Parte alle 5 da Alba il furgone che porta i migranti in collina 1

IMMIGRAZIONE I l nostro giornale ha spesso denunciato una realtà invisibile, nascosta dietro alla facciata di serietà del mondo agricolo cuneese e pure dietro il luccichio delle terre patrimonio Unesco, delle cantine visitate dai turisti, della pretesa innocenza collettiva sulle migrazioni.

Per la provincia di Cuneo la manodopera è preziosa: il numero di operai agricoli dipendenti in Piemonte ammonta a 38.317 persone, di cui quasi la metà concentrate nella Granda. Ma moltissimi braccianti, soprattutto stranieri, vi confluiscono, sperando di trovare impiego stagionale nelle aziende nei periodi di lavoro più intensi. Un vero esercito di persone, che in tempo di recessione economica e crisi sanitaria rischiano fenomeni di caporalato e sfruttamento.

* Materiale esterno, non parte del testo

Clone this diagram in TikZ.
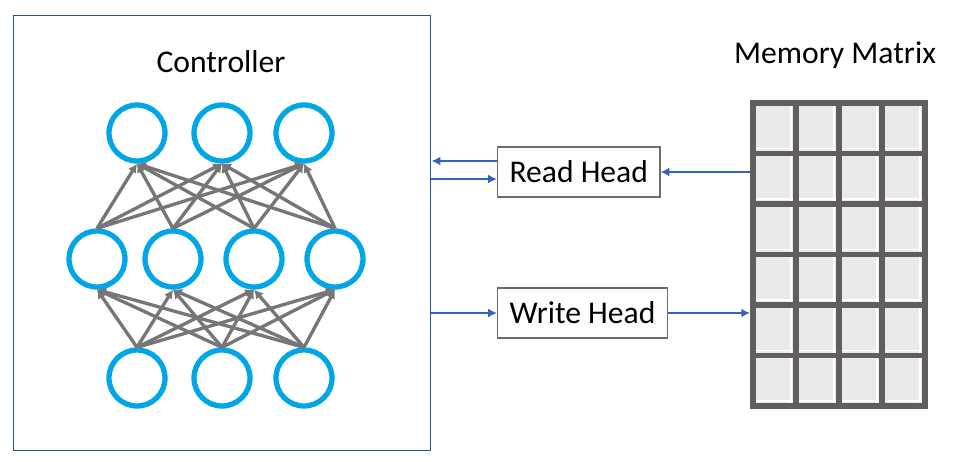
\documentclass[tikz,border=0pt]{standalone}
\usepackage{fontspec}
\setmainfont{Carlito}
\usepackage{xcolor}
\usepackage{tikz}
\usetikzlibrary{shapes,arrows.meta,calc}
\definecolor{cNeuron}{RGB}{0,166,230}
\definecolor{cEdge}{RGB}{118,118,118}
\definecolor{cLink}{RGB}{52,98,184}
\definecolor{cFrame}{RGB}{47,82,143}
\definecolor{cGrid}{RGB}{98,94,94}
\definecolor{cCell}{RGB}{234,234,234}
\tikzstyle{tsTitle} = [ 
    text=black, 
    font=\fontsize{18}{20}\selectfont
]
\tikzstyle{tsNeuron} = [ 
    circle,
    draw=cNeuron,
    line width=3pt,
    minimum size=1.12cm,
    inner sep=0pt]
\tikzstyle{tsEdge} = [ 
    draw=cEdge,
    line width=1.9pt,
    -{Latex[length=5pt,width=5.5pt]}]
\tikzstyle{tsLink} = [ 
    draw=cLink,
    line width=1.4pt,
    -{Latex[length=5pt,width=5pt]}]
\tikzstyle{tsHead} = [ 
    rectangle,
    tsTitle,
    draw=gray!85!black,
    line width=0.6pt,
    minimum height=1cm,
    inner xsep=0.24cm,
    anchor=west]
\begin{document}
\begin{tikzpicture}[x=0.02cm, y=-0.02cm]
        \useasboundingbox (0,0) rectangle (961,462);
        
        % controller
        \node[  rectangle,
                draw=cFrame,
                line width=0.6pt,
                minimum width=8.36cm,
                minimum height=8.72cm] (controller) at (222,233) { };
        \node[tsTitle] (ctrltitle) at (221,62) {Controller};
        
        \node[tsNeuron] (t1) at (137,133) {};
        \node[tsNeuron] (t2) at (222,133) {};
        \node[tsNeuron] (t3) at (304,133) {};
        
        \node[tsNeuron] (m1) at (97,259) {};
        \node[tsNeuron] (m2) at (173,259) {};
        \node[tsNeuron] (m3) at (254,259) {};
        \node[tsNeuron] (m4) at (335,259) {};
        
        \node[tsNeuron] (b1) at (137,378) {};
        \node[tsNeuron] (b2) at (222,378) {};
        \node[tsNeuron] (b3) at (304,378) {};
        
        \draw[tsEdge] (m1.north) -- (t1.south);
        \draw[tsEdge] (m1.north) -- (t2.south);
        \draw[tsEdge] (m1.north) -- (t3.south);
        \draw[tsEdge] (m2.north) -- (t1.south);
        \draw[tsEdge] (m2.north) -- (t2.south);
        \draw[tsEdge] (m2.north) -- (t3.south);
        \draw[tsEdge] (m3.north) -- (t1.south);
        \draw[tsEdge] (m3.north) -- (t2.south);
        \draw[tsEdge] (m3.north) -- (t3.south);
        \draw[tsEdge] (m4.north) -- (t1.south);
        \draw[tsEdge] (m4.north) -- (t2.south);
        \draw[tsEdge] (m4.north) -- (t3.south);
        
        \draw[tsEdge] (b1.north) -- (m1.south);
        \draw[tsEdge] (b1.north) -- (m2.south);
        \draw[tsEdge] (b1.north) -- (m3.south);
        \draw[tsEdge] (b1.north) -- (m4.south);
        \draw[tsEdge] (b2.north) -- (m1.south);
        \draw[tsEdge] (b2.north) -- (m2.south);
        \draw[tsEdge] (b2.north) -- (m3.south);
        \draw[tsEdge] (b2.north) -- (m4.south);
        \draw[tsEdge] (b3.north) -- (m1.south);
        \draw[tsEdge] (b3.north) -- (m2.south);
        \draw[tsEdge] (b3.north) -- (m3.south);
        \draw[tsEdge] (b3.north) -- (m4.south);
        
        % heads
        \node[tsHead] (read) at (497,172) {Read Head};
        \node[tsHead] (write) at (497,313) {Write Head};
        
        % memory matrix
        \node[tsTitle] (memtitle) at (835,55) {Memory Matrix};
        \node[  rectangle,
                fill=cCell,
                draw=cGrid,
                line width=3.4pt,
                minimum width=3.44cm,
                minimum height=6.06cm] (memory) at (839,254.5) { };
        
        \draw[white, line width=0.9pt] (791,106) -- (791,403);
        \draw[white, line width=0.9pt] (834,106) -- (834,403);
        \draw[white, line width=0.9pt] (877,106) -- (877,403);
        \draw[white, line width=0.9pt] (920,106) -- (920,403);
        \draw[white, line width=0.9pt] (756,148.5) -- (922,148.5);
        \draw[white, line width=0.9pt] (756,199) -- (922,199);
        \draw[white, line width=0.9pt] (756,249.5) -- (922,249.5);
        \draw[white, line width=0.9pt] (756,300) -- (922,300);
        \draw[white, line width=0.9pt] (756,350.5) -- (922,350.5);
        \draw[white, line width=0.9pt] (756,401) -- (922,401);
        
        \draw[cGrid, line width=3.4pt] (796,103) -- (796,406);
        \draw[cGrid, line width=3.4pt] (839,103) -- (839,406);
        \draw[cGrid, line width=3.4pt] (882,103) -- (882,406);
        \draw[cGrid, line width=3.4pt] (753,153.5) -- (925,153.5);
        \draw[cGrid, line width=3.4pt] (753,204) -- (925,204);
        \draw[cGrid, line width=3.4pt] (753,254.5) -- (925,254.5);
        \draw[cGrid, line width=3.4pt] (753,305) -- (925,305);
        \draw[cGrid, line width=3.4pt] (753,355.5) -- (925,355.5);
        
        % links
        \draw[tsLink] ($(read.west)+(0,-11)$) -- ($(controller.east |- read.west)+(0,-11)$);
        \draw[tsLink] ($(controller.east |- read.west)+(0,7)$) -- ($(read.west)+(0,7)$);
        \draw[tsLink] (memory.west |- read.east) -- (read.east);
        \draw[tsLink] (controller.east |- write.west) -- (write.west);
        \draw[tsLink] (write.east) -- (memory.west |- write.east);
       
\end{tikzpicture}
\end{document}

Nuove forme di schiavitù che coniugano forme eterogenee di lavoro nero, sottoretribuzione, assenza di tutele.

A Saluzzo questa situazione ogni anno emerge con forza e si rende visibile. Tra i due e i trecento braccianti giungono da ogni parte d’Italia: alcuni trovano impiego, altri subiscono chiare forme di sfuttamento, come ci ha spiegato prima dell’estate il sindacalista Flai-Cgil Zeno Foderaro. Ogni anno Gazzetta d’Alba si reca nel Saluzzese per documentare quanto accade sotto i nostri occhi, che cercano di non vedere. Anche ad Alba il lavoro stagionale vitivinicolo rischia di essere investito da fenomeni poco limpidi.

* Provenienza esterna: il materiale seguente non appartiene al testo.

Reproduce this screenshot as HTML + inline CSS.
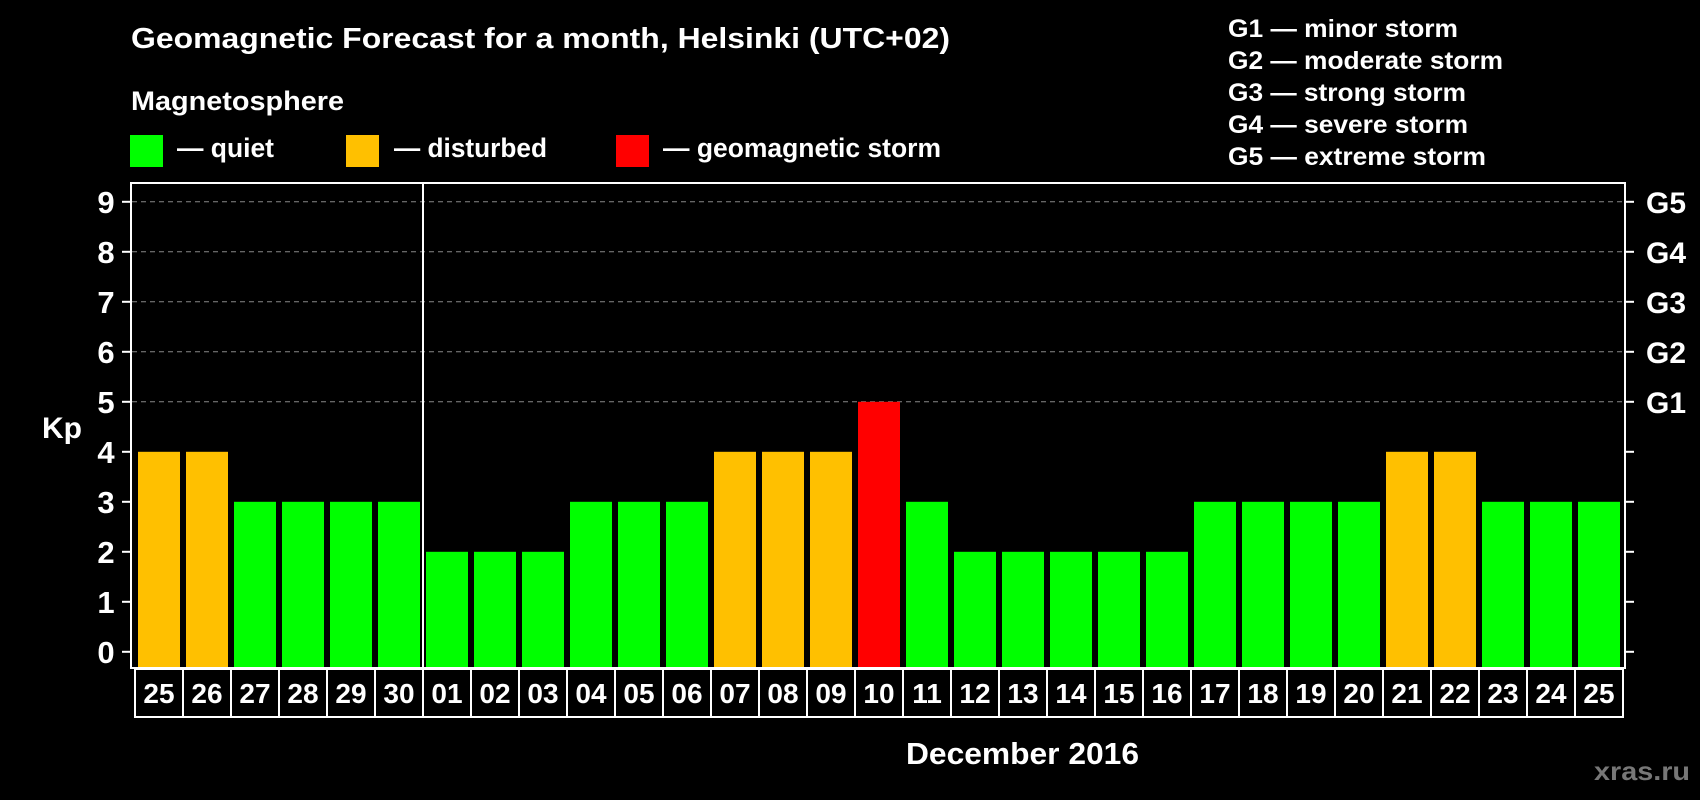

Alcune cooperative, gestite perlopiù da persone che provengono dall’Europa dell’Est, sottopagano i lavoratori: riescono così ad aggirare la legge, ricorrendo al cosiddetto “lavoro grigio”. Pur esistendo un contratto il lavoratore svolge mansioni non previste, percepisce una parte della paga “fuori busta” oppure opera in orari non rendicontati. Il sindacalista Roger Davico spiega: «Una delle situazioni più preoccupanti riguarda la presenza di pseudocooperative che non operano nei confini della legalità, tanto da ricadere nel lavoro nero o nelle tante sfumature di lavoro grigio, per arrivare anche a pratiche di caporalato».

Per le difficili condizioni di vita e lavoro, alcune cooperative stanno oggi sostituendo la manodopera europea (che lascia le nostre aree) con quella africana: braccianti sovente fragili e portatori di storie drammatiche e vulnerabili. Anche il mondo agricolo racchiude le ombre che si agitano sotto al visibile. Si tratta di carne e sangue, persone con famiglie e progetti per il futuro, storie che non si vogliono vedere, perché promemoria del fallimento di tutti.

Fulvio Prandi, fiduciario della Condotta Slow Food di Alba, commenta: «Il problema esisteva già in passato, ma con l’emergenza Covid-19 assistiamo a un incremento del precariato e delle condizioni lavorative sfavorevoli. Non dobbiamo scordare che la manodopera straniera ci è indispensabile. Aiuterebbe la presenza di un ente in grado di regolare il reclutamento, interfacciando domanda e offerta. Altrimenti lasciamo una grande possibilità di azione al caporalato. Sappiamo che molti imprenditori che ospitavano i lavoratori oggi non possono più farlo a causa delle normative Covid-19. La situazione al momento è molto delicata».